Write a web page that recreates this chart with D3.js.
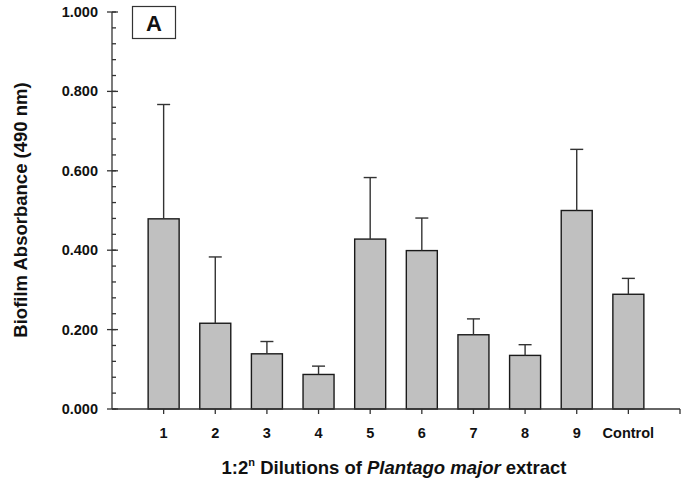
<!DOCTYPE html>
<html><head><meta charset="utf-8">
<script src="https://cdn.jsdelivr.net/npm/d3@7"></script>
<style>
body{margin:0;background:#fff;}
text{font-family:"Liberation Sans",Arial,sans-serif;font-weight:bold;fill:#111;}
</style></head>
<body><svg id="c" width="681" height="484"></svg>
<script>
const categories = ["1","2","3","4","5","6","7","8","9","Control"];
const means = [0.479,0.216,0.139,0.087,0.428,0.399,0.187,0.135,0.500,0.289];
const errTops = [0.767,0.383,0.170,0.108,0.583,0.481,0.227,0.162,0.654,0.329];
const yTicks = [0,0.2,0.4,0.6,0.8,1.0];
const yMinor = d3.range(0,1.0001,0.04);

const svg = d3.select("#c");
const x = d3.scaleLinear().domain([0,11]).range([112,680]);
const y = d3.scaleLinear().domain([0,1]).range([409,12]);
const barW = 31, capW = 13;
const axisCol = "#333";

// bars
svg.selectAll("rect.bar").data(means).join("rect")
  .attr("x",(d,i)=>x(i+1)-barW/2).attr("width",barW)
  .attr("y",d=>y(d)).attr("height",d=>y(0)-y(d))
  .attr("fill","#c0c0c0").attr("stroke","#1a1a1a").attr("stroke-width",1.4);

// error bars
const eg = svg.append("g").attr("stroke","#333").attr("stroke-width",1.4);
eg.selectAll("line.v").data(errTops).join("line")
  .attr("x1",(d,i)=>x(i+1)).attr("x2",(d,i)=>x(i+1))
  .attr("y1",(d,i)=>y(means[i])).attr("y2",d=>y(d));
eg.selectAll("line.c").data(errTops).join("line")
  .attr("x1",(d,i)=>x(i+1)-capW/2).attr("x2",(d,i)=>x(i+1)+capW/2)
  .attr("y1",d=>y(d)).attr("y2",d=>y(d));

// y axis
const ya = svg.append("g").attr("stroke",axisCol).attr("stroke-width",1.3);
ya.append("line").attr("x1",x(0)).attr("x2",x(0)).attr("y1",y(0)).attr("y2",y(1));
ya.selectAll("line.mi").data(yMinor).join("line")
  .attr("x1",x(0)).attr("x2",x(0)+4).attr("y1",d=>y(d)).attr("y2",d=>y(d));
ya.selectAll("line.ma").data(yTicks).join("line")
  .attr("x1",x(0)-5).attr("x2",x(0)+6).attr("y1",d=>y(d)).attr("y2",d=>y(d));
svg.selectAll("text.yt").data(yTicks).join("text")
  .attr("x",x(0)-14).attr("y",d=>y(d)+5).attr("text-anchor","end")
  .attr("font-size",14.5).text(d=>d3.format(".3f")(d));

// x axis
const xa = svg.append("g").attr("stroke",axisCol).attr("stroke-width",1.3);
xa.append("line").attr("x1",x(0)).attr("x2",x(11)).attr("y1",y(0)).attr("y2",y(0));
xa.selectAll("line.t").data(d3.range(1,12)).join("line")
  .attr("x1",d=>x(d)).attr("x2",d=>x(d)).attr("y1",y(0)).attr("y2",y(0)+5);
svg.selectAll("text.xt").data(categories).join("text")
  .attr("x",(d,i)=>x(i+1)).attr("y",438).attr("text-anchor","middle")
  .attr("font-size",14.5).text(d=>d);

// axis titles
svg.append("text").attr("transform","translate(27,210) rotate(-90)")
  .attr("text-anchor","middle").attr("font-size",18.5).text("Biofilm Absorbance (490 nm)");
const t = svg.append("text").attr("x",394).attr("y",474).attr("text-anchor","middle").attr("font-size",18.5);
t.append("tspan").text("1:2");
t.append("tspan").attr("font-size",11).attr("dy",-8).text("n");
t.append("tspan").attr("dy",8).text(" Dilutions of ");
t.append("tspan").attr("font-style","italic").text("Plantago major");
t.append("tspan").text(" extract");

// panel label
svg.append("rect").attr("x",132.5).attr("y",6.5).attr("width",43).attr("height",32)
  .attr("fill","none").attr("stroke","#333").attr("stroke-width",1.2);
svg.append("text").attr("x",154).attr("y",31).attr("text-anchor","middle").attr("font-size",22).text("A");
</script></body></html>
* * *
Your task is to reproduce all of the material exactly. The pictures stay out.

**THE RESULT:**
Write a web page that recreates this chart with D3.js.
<!DOCTYPE html>
<html><head><meta charset="utf-8">
<script src="https://cdn.jsdelivr.net/npm/d3@7"></script>
<style>
body{margin:0;background:#fff;}
text{font-family:"Liberation Sans",Arial,sans-serif;font-weight:bold;fill:#111;}
</style></head>
<body><svg id="c" width="681" height="484"></svg>
<script>
const categories = ["1","2","3","4","5","6","7","8","9","Control"];
const means = [0.479,0.216,0.139,0.087,0.428,0.399,0.187,0.135,0.500,0.289];
const errTops = [0.767,0.383,0.170,0.108,0.583,0.481,0.227,0.162,0.654,0.329];
const yTicks = [0,0.2,0.4,0.6,0.8,1.0];
const yMinor = d3.range(0,1.0001,0.04);

const svg = d3.select("#c");
const x = d3.scaleLinear().domain([0,11]).range([112,680]);
const y = d3.scaleLinear().domain([0,1]).range([409,12]);
const barW = 31, capW = 13;
const axisCol = "#333";

// bars
svg.selectAll("rect.bar").data(means).join("rect")
  .attr("x",(d,i)=>x(i+1)-barW/2).attr("width",barW)
  .attr("y",d=>y(d)).attr("height",d=>y(0)-y(d))
  .attr("fill","#c0c0c0").attr("stroke","#1a1a1a").attr("stroke-width",1.4);

// error bars
const eg = svg.append("g").attr("stroke","#333").attr("stroke-width",1.4);
eg.selectAll("line.v").data(errTops).join("line")
  .attr("x1",(d,i)=>x(i+1)).attr("x2",(d,i)=>x(i+1))
  .attr("y1",(d,i)=>y(means[i])).attr("y2",d=>y(d));
eg.selectAll("line.c").data(errTops).join("line")
  .attr("x1",(d,i)=>x(i+1)-capW/2).attr("x2",(d,i)=>x(i+1)+capW/2)
  .attr("y1",d=>y(d)).attr("y2",d=>y(d));

// y axis
const ya = svg.append("g").attr("stroke",axisCol).attr("stroke-width",1.3);
ya.append("line").attr("x1",x(0)).attr("x2",x(0)).attr("y1",y(0)).attr("y2",y(1));
ya.selectAll("line.mi").data(yMinor).join("line")
  .attr("x1",x(0)).attr("x2",x(0)+4).attr("y1",d=>y(d)).attr("y2",d=>y(d));
ya.selectAll("line.ma").data(yTicks).join("line")
  .attr("x1",x(0)-5).attr("x2",x(0)+6).attr("y1",d=>y(d)).attr("y2",d=>y(d));
svg.selectAll("text.yt").data(yTicks).join("text")
  .attr("x",x(0)-14).attr("y",d=>y(d)+5).attr("text-anchor","end")
  .attr("font-size",14.5).text(d=>d3.format(".3f")(d));

// x axis
const xa = svg.append("g").attr("stroke",axisCol).attr("stroke-width",1.3);
xa.append("line").attr("x1",x(0)).attr("x2",x(11)).attr("y1",y(0)).attr("y2",y(0));
xa.selectAll("line.t").data(d3.range(1,12)).join("line")
  .attr("x1",d=>x(d)).attr("x2",d=>x(d)).attr("y1",y(0)).attr("y2",y(0)+5);
svg.selectAll("text.xt").data(categories).join("text")
  .attr("x",(d,i)=>x(i+1)).attr("y",438).attr("text-anchor","middle")
  .attr("font-size",14.5).text(d=>d);

// axis titles
svg.append("text").attr("transform","translate(27,210) rotate(-90)")
  .attr("text-anchor","middle").attr("font-size",18.5).text("Biofilm Absorbance (490 nm)");
const t = svg.append("text").attr("x",394).attr("y",474).attr("text-anchor","middle").attr("font-size",18.5);
t.append("tspan").text("1:2");
t.append("tspan").attr("font-size",11).attr("dy",-8).text("n");
t.append("tspan").attr("dy",8).text(" Dilutions of ");
t.append("tspan").attr("font-style","italic").text("Plantago major");
t.append("tspan").text(" extract");

// panel label
svg.append("rect").attr("x",132.5).attr("y",6.5).attr("width",43).attr("height",32)
  .attr("fill","none").attr("stroke","#333").attr("stroke-width",1.2);
svg.append("text").attr("x",154).attr("y",31).attr("text-anchor","middle").attr("font-size",22).text("A");
</script></body></html>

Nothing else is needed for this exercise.